Stored data:
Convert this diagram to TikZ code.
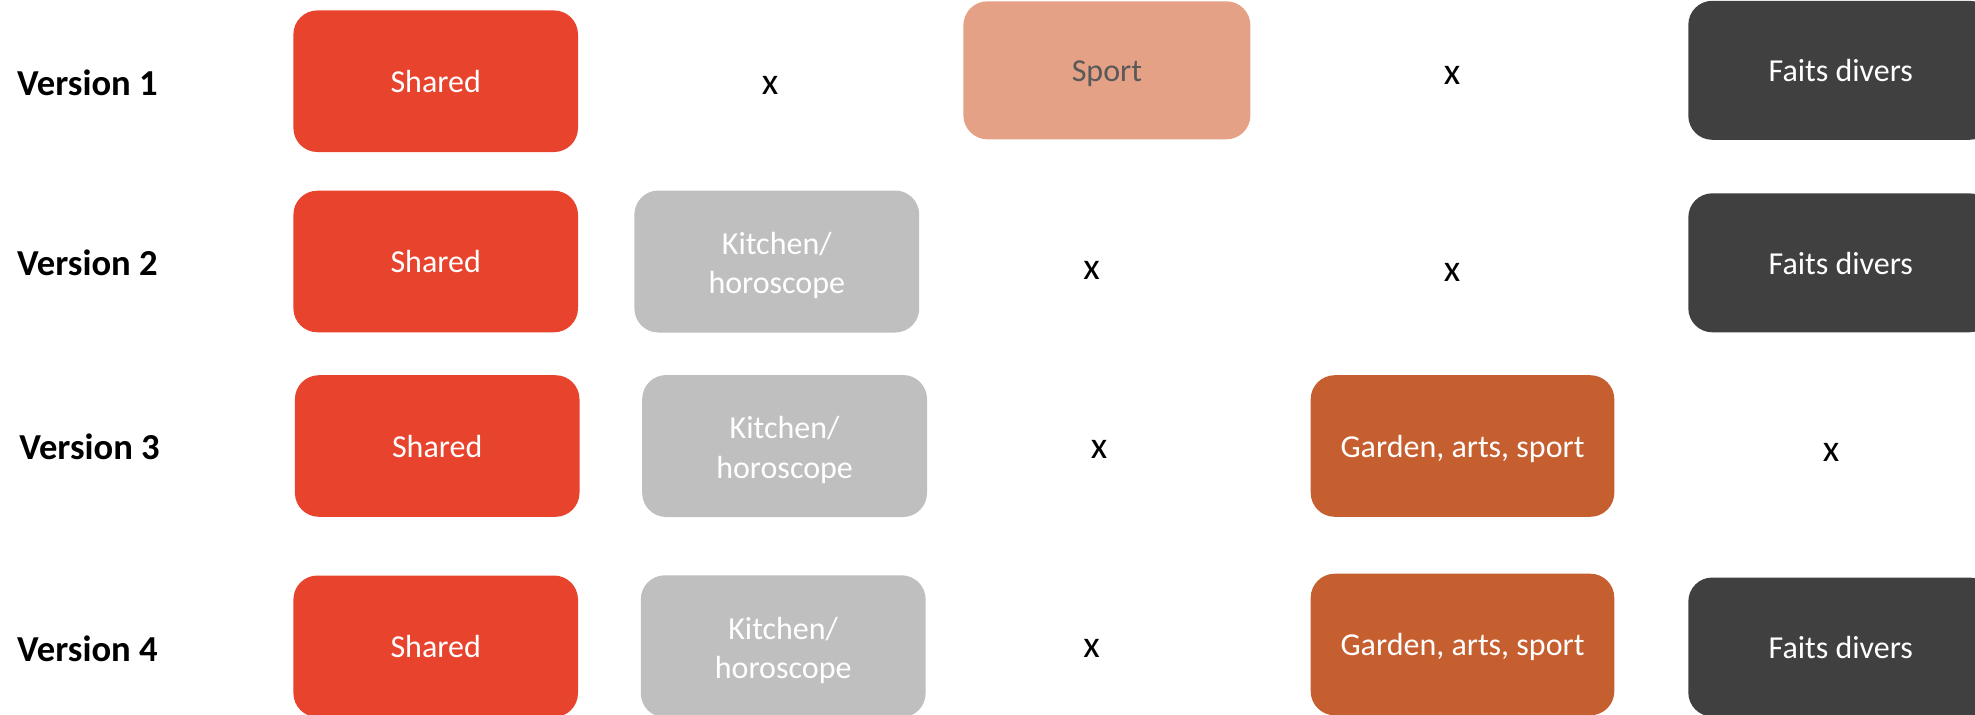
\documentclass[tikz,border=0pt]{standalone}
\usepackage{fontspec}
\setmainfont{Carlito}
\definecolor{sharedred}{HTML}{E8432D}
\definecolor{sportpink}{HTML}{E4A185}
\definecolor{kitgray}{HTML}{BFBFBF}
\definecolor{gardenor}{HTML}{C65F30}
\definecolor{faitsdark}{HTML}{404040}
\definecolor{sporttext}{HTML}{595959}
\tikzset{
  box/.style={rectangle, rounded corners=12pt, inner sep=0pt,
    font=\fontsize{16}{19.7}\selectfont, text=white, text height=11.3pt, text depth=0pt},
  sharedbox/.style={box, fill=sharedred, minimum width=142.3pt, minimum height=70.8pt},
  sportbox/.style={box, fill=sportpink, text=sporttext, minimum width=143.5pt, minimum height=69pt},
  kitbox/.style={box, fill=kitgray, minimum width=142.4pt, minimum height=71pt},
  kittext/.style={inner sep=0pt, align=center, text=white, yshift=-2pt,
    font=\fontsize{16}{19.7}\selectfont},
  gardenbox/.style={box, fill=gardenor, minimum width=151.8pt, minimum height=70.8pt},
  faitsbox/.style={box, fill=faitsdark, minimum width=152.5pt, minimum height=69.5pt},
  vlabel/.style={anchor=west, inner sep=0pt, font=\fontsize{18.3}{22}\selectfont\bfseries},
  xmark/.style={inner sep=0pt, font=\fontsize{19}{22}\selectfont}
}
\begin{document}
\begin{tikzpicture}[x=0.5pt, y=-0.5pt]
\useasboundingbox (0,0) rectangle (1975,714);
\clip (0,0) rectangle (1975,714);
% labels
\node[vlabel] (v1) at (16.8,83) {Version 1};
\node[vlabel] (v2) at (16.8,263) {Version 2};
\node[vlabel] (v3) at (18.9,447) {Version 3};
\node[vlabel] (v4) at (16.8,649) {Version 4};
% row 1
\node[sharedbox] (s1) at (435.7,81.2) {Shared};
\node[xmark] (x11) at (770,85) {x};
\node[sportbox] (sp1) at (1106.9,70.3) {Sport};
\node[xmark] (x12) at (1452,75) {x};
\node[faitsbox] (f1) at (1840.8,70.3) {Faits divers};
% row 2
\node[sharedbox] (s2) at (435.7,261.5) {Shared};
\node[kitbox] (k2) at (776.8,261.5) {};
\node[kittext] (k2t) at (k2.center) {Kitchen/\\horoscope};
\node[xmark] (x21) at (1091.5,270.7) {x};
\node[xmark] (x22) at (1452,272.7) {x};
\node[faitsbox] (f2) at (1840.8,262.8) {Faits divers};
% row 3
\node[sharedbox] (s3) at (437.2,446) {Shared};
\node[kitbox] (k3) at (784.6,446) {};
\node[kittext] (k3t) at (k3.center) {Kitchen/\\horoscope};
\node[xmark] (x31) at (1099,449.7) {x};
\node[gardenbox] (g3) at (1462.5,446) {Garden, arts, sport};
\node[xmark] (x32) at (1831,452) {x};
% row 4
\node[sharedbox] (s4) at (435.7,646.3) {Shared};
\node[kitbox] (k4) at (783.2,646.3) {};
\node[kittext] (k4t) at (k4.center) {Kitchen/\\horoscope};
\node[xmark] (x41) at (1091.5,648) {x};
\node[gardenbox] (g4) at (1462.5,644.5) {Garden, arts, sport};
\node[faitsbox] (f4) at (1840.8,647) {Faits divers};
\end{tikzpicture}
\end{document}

Problem to solve: Using the data above, print every line exactly, omitting pictures.

Full response:
Convert this diagram to TikZ code.
\documentclass[tikz,border=0pt]{standalone}
\usepackage{fontspec}
\setmainfont{Carlito}
\definecolor{sharedred}{HTML}{E8432D}
\definecolor{sportpink}{HTML}{E4A185}
\definecolor{kitgray}{HTML}{BFBFBF}
\definecolor{gardenor}{HTML}{C65F30}
\definecolor{faitsdark}{HTML}{404040}
\definecolor{sporttext}{HTML}{595959}
\tikzset{
  box/.style={rectangle, rounded corners=12pt, inner sep=0pt,
    font=\fontsize{16}{19.7}\selectfont, text=white, text height=11.3pt, text depth=0pt},
  sharedbox/.style={box, fill=sharedred, minimum width=142.3pt, minimum height=70.8pt},
  sportbox/.style={box, fill=sportpink, text=sporttext, minimum width=143.5pt, minimum height=69pt},
  kitbox/.style={box, fill=kitgray, minimum width=142.4pt, minimum height=71pt},
  kittext/.style={inner sep=0pt, align=center, text=white, yshift=-2pt,
    font=\fontsize{16}{19.7}\selectfont},
  gardenbox/.style={box, fill=gardenor, minimum width=151.8pt, minimum height=70.8pt},
  faitsbox/.style={box, fill=faitsdark, minimum width=152.5pt, minimum height=69.5pt},
  vlabel/.style={anchor=west, inner sep=0pt, font=\fontsize{18.3}{22}\selectfont\bfseries},
  xmark/.style={inner sep=0pt, font=\fontsize{19}{22}\selectfont}
}
\begin{document}
\begin{tikzpicture}[x=0.5pt, y=-0.5pt]
\useasboundingbox (0,0) rectangle (1975,714);
\clip (0,0) rectangle (1975,714);
% labels
\node[vlabel] (v1) at (16.8,83) {Version 1};
\node[vlabel] (v2) at (16.8,263) {Version 2};
\node[vlabel] (v3) at (18.9,447) {Version 3};
\node[vlabel] (v4) at (16.8,649) {Version 4};
% row 1
\node[sharedbox] (s1) at (435.7,81.2) {Shared};
\node[xmark] (x11) at (770,85) {x};
\node[sportbox] (sp1) at (1106.9,70.3) {Sport};
\node[xmark] (x12) at (1452,75) {x};
\node[faitsbox] (f1) at (1840.8,70.3) {Faits divers};
% row 2
\node[sharedbox] (s2) at (435.7,261.5) {Shared};
\node[kitbox] (k2) at (776.8,261.5) {};
\node[kittext] (k2t) at (k2.center) {Kitchen/\\horoscope};
\node[xmark] (x21) at (1091.5,270.7) {x};
\node[xmark] (x22) at (1452,272.7) {x};
\node[faitsbox] (f2) at (1840.8,262.8) {Faits divers};
% row 3
\node[sharedbox] (s3) at (437.2,446) {Shared};
\node[kitbox] (k3) at (784.6,446) {};
\node[kittext] (k3t) at (k3.center) {Kitchen/\\horoscope};
\node[xmark] (x31) at (1099,449.7) {x};
\node[gardenbox] (g3) at (1462.5,446) {Garden, arts, sport};
\node[xmark] (x32) at (1831,452) {x};
% row 4
\node[sharedbox] (s4) at (435.7,646.3) {Shared};
\node[kitbox] (k4) at (783.2,646.3) {};
\node[kittext] (k4t) at (k4.center) {Kitchen/\\horoscope};
\node[xmark] (x41) at (1091.5,648) {x};
\node[gardenbox] (g4) at (1462.5,644.5) {Garden, arts, sport};
\node[faitsbox] (f4) at (1840.8,647) {Faits divers};
\end{tikzpicture}
\end{document}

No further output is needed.